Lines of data

════════════════

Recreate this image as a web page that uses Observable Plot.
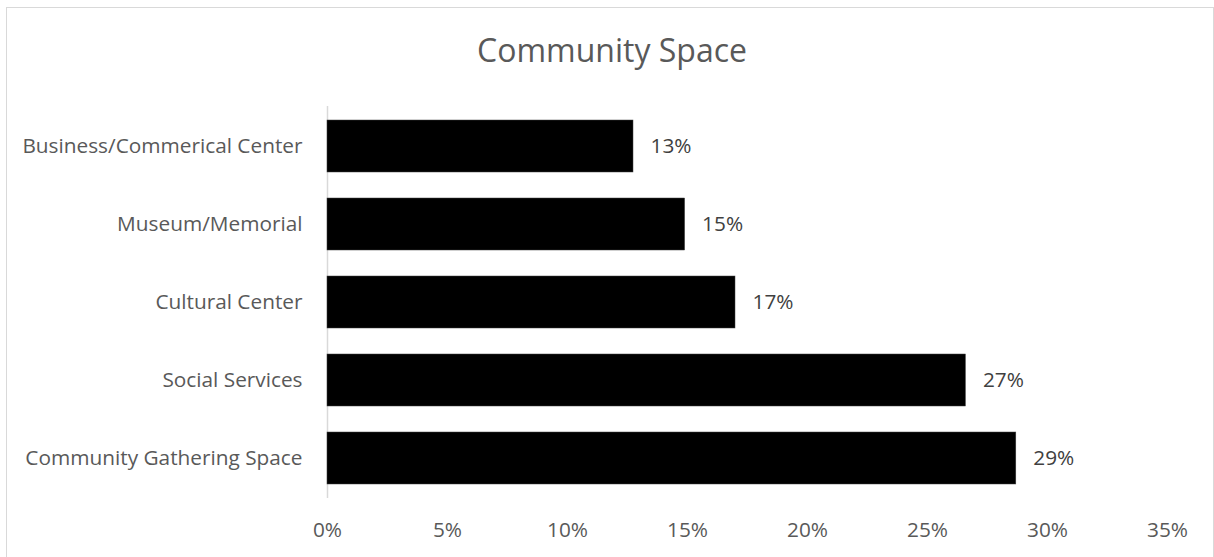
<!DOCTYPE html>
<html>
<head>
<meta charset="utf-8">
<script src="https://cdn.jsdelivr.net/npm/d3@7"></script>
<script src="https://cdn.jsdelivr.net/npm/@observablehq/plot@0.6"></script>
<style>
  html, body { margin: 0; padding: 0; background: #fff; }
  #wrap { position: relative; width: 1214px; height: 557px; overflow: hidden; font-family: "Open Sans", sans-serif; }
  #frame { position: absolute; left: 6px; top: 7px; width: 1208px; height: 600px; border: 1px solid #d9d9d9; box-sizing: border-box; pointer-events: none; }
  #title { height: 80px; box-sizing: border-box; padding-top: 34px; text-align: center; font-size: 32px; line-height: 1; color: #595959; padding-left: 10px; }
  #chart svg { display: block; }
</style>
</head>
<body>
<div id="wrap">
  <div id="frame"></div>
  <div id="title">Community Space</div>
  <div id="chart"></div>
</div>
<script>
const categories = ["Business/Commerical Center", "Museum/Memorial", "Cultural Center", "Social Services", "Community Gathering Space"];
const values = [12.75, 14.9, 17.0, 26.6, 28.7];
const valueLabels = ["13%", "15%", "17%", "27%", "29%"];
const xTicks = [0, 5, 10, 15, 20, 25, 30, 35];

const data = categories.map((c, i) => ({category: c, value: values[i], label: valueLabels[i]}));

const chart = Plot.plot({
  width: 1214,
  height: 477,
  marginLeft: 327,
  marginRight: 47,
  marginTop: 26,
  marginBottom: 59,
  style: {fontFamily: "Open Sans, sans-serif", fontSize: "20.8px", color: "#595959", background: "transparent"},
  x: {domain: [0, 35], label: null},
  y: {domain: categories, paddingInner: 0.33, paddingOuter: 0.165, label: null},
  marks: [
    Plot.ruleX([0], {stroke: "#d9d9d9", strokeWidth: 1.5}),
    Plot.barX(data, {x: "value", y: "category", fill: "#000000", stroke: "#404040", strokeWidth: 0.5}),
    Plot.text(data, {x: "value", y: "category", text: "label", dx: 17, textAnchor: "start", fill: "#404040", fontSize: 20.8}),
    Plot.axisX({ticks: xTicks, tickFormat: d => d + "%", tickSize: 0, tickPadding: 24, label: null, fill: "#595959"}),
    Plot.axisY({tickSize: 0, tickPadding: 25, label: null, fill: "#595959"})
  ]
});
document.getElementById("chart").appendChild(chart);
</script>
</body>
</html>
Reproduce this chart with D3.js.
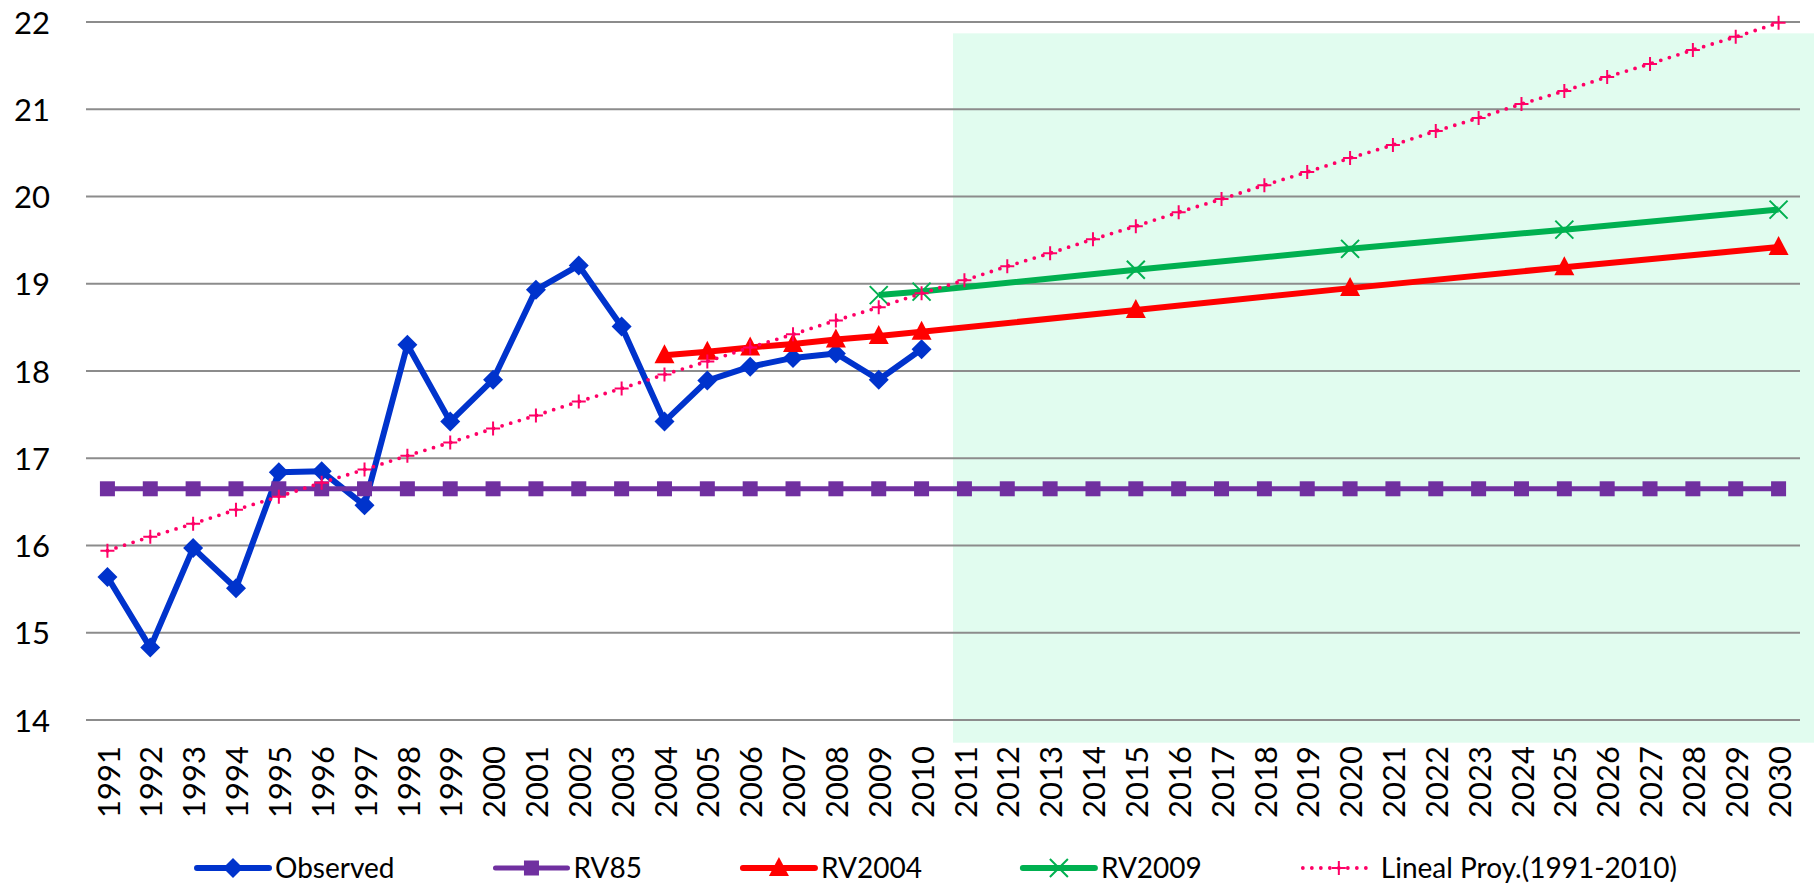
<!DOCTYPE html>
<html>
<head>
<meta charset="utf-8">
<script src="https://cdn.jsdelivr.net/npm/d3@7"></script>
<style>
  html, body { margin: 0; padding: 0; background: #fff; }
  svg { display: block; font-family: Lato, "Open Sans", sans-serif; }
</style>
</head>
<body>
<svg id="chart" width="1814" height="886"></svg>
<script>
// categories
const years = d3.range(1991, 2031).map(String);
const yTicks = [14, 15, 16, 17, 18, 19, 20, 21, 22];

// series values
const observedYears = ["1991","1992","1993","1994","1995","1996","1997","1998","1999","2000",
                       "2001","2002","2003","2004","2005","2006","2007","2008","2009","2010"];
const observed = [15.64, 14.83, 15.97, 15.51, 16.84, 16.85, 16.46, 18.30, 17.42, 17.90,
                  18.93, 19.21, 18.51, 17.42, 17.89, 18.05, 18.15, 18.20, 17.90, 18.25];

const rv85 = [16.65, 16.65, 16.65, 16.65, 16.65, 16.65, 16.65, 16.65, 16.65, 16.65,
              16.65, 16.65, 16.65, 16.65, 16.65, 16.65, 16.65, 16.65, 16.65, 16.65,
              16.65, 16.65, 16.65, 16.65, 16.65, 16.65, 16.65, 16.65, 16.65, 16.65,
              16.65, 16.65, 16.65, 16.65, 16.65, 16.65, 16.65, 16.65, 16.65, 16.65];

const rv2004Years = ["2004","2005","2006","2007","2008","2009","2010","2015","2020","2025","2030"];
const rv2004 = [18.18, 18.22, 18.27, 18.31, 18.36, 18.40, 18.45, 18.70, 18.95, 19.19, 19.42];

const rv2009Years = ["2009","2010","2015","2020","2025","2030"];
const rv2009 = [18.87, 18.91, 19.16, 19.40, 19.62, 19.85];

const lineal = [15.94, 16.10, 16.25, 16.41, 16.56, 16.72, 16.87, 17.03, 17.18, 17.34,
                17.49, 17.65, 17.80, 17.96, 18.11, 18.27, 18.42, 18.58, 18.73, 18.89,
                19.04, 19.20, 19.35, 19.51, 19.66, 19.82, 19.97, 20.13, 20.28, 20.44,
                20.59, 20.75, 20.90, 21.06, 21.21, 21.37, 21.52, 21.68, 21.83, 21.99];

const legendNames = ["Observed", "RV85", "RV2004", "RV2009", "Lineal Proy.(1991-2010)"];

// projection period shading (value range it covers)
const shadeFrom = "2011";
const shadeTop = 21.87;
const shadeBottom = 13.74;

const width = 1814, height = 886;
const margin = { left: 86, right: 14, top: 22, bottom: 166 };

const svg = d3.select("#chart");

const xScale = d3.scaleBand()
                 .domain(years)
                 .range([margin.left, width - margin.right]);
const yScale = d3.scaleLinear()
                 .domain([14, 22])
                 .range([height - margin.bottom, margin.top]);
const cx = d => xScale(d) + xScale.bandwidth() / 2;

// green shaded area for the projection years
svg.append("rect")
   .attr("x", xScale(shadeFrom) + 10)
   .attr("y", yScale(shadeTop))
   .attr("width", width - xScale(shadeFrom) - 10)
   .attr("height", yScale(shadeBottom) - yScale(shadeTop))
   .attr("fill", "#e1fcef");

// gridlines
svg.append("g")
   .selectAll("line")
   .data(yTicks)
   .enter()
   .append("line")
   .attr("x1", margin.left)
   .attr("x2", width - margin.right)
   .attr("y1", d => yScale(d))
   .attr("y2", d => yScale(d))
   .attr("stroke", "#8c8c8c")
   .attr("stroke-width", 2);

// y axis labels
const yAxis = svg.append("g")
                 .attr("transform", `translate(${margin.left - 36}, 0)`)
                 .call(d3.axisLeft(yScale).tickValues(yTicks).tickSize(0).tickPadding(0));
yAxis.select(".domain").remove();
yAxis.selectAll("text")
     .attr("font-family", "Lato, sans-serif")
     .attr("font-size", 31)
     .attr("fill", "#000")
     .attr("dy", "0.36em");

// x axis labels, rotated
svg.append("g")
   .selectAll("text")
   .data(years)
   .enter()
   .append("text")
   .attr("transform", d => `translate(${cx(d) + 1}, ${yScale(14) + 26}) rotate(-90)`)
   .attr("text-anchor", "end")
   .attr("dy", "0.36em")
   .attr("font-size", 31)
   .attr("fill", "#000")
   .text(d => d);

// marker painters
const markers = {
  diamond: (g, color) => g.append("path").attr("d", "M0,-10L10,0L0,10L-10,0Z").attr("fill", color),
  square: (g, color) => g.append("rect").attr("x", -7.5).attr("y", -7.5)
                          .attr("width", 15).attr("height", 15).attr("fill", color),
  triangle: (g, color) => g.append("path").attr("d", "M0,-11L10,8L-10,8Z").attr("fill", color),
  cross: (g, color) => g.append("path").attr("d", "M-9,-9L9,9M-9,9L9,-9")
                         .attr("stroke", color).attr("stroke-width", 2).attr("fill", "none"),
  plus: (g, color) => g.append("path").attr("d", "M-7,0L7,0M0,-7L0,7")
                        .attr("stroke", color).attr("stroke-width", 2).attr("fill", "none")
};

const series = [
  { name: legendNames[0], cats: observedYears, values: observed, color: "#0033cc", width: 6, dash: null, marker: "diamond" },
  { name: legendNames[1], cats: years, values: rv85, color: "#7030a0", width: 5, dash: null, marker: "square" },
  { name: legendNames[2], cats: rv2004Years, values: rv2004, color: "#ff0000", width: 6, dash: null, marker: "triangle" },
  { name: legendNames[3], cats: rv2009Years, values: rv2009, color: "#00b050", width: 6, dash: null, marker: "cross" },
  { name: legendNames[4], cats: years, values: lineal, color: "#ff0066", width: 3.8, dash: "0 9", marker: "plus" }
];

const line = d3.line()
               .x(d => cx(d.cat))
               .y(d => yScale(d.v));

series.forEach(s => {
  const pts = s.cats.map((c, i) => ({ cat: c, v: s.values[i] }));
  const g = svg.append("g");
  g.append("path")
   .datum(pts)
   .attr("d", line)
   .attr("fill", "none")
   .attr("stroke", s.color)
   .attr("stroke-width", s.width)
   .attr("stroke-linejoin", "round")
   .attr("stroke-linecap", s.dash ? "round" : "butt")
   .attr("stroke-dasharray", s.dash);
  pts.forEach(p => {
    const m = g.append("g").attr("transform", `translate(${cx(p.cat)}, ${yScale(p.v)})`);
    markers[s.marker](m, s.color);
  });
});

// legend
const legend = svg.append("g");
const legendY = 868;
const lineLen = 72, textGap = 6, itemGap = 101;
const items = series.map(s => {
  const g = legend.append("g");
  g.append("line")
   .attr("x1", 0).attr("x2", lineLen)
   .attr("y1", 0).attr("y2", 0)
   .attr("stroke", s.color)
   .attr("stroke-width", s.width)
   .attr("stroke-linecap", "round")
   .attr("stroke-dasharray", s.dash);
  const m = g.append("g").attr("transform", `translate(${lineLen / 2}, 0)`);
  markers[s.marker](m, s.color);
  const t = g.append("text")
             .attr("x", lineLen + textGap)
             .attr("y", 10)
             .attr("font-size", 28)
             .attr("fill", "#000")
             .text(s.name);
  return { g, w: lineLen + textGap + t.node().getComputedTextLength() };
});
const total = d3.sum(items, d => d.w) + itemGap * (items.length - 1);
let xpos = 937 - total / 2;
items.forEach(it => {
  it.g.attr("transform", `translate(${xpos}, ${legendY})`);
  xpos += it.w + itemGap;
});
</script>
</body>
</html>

════════════════

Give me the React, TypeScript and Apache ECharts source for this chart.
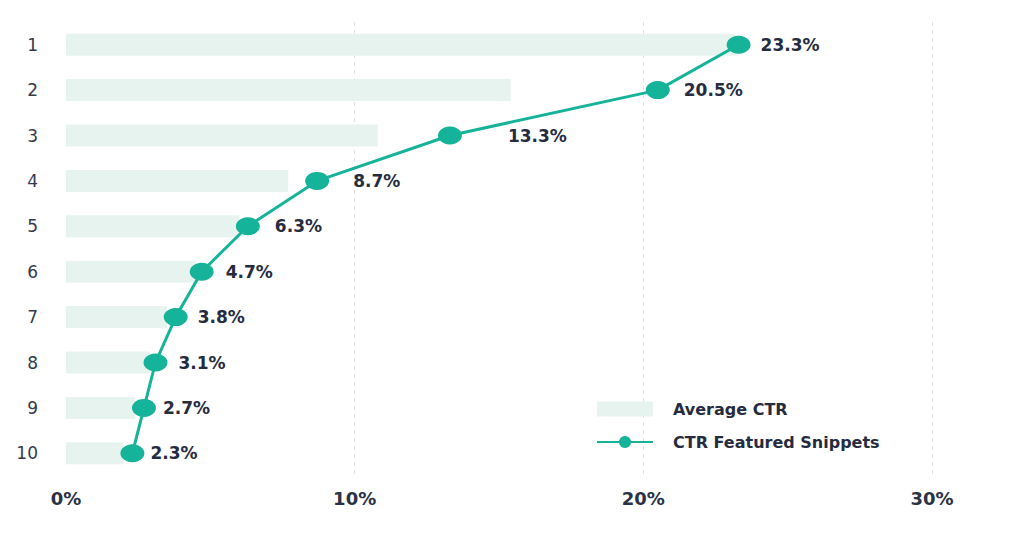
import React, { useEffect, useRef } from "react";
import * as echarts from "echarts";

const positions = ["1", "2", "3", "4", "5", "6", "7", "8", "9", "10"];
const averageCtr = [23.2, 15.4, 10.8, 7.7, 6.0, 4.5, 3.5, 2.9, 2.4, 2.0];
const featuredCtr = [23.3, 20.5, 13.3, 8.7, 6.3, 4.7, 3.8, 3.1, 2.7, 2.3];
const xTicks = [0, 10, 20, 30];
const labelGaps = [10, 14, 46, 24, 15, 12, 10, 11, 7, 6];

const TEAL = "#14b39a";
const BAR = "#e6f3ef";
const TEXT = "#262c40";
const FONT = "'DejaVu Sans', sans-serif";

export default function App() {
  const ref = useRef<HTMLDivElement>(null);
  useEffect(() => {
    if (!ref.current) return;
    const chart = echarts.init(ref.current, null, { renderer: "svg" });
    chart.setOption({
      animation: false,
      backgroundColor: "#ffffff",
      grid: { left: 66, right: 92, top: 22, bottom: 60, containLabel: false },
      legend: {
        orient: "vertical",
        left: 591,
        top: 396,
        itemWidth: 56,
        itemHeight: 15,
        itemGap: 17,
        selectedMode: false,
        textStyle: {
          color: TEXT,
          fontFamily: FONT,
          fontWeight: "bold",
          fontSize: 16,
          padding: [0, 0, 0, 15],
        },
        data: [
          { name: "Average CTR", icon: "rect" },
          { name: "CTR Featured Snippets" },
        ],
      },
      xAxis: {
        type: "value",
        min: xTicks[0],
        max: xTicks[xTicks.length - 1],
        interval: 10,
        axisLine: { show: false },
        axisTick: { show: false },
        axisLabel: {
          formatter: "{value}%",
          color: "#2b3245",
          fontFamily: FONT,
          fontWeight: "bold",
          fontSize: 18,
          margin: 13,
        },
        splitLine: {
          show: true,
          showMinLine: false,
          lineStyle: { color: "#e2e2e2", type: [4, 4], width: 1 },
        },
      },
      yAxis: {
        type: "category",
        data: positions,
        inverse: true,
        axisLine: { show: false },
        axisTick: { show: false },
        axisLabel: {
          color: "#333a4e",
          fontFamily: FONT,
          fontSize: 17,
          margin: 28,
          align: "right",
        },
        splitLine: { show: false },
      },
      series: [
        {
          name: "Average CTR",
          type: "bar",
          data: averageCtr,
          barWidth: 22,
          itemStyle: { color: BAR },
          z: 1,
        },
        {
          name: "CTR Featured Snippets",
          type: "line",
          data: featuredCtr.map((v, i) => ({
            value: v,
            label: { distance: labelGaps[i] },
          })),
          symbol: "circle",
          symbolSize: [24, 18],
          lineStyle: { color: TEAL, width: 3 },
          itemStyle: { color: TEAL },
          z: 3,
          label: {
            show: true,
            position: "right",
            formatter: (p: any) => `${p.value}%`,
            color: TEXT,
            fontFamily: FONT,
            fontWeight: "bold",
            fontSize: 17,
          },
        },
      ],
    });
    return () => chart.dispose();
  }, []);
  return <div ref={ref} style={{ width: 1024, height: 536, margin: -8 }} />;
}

════════════════

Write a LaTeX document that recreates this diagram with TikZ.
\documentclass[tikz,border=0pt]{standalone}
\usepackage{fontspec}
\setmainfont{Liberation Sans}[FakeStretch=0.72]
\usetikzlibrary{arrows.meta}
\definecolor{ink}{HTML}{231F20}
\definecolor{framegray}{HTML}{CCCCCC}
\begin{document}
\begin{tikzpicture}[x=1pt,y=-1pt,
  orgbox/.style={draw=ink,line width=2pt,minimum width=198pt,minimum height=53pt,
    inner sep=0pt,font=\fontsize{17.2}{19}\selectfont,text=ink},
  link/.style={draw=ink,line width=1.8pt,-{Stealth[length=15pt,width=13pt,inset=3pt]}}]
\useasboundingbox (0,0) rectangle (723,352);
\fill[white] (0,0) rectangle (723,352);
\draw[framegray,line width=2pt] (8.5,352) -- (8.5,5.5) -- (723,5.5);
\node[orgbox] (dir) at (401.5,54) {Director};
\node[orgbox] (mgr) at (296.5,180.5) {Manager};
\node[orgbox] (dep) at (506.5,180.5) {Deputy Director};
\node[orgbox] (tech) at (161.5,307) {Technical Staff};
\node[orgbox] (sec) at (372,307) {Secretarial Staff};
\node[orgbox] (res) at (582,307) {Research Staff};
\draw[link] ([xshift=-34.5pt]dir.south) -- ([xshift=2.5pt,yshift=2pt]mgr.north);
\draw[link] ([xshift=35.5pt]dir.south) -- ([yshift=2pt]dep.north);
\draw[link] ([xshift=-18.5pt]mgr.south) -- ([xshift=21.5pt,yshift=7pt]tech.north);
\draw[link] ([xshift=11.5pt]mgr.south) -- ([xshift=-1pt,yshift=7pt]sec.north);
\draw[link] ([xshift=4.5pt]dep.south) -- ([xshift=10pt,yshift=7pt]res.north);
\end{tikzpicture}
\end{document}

════════════════

Repeat only the lines running from "Reproduce this chart with D3.js." to "21.68, 21.83, 21.99];", ends included, and leave the pictures out.

Reproduce this chart with D3.js.
<!DOCTYPE html>
<html>
<head>
<meta charset="utf-8">
<script src="https://cdn.jsdelivr.net/npm/d3@7"></script>
<style>
  html, body { margin: 0; padding: 0; background: #fff; }
  svg { display: block; font-family: Lato, "Open Sans", sans-serif; }
</style>
</head>
<body>
<svg id="chart" width="1814" height="886"></svg>
<script>
// categories
const years = d3.range(1991, 2031).map(String);
const yTicks = [14, 15, 16, 17, 18, 19, 20, 21, 22];

// series values
const observedYears = ["1991","1992","1993","1994","1995","1996","1997","1998","1999","2000",
                       "2001","2002","2003","2004","2005","2006","2007","2008","2009","2010"];
const observed = [15.64, 14.83, 15.97, 15.51, 16.84, 16.85, 16.46, 18.30, 17.42, 17.90,
                  18.93, 19.21, 18.51, 17.42, 17.89, 18.05, 18.15, 18.20, 17.90, 18.25];

const rv85 = [16.65, 16.65, 16.65, 16.65, 16.65, 16.65, 16.65, 16.65, 16.65, 16.65,
              16.65, 16.65, 16.65, 16.65, 16.65, 16.65, 16.65, 16.65, 16.65, 16.65,
              16.65, 16.65, 16.65, 16.65, 16.65, 16.65, 16.65, 16.65, 16.65, 16.65,
              16.65, 16.65, 16.65, 16.65, 16.65, 16.65, 16.65, 16.65, 16.65, 16.65];

const rv2004Years = ["2004","2005","2006","2007","2008","2009","2010","2015","2020","2025","2030"];
const rv2004 = [18.18, 18.22, 18.27, 18.31, 18.36, 18.40, 18.45, 18.70, 18.95, 19.19, 19.42];

const rv2009Years = ["2009","2010","2015","2020","2025","2030"];
const rv2009 = [18.87, 18.91, 19.16, 19.40, 19.62, 19.85];

const lineal = [15.94, 16.10, 16.25, 16.41, 16.56, 16.72, 16.87, 17.03, 17.18, 17.34,
                17.49, 17.65, 17.80, 17.96, 18.11, 18.27, 18.42, 18.58, 18.73, 18.89,
                19.04, 19.20, 19.35, 19.51, 19.66, 19.82, 19.97, 20.13, 20.28, 20.44,
                20.59, 20.75, 20.90, 21.06, 21.21, 21.37, 21.52, 21.68, 21.83, 21.99];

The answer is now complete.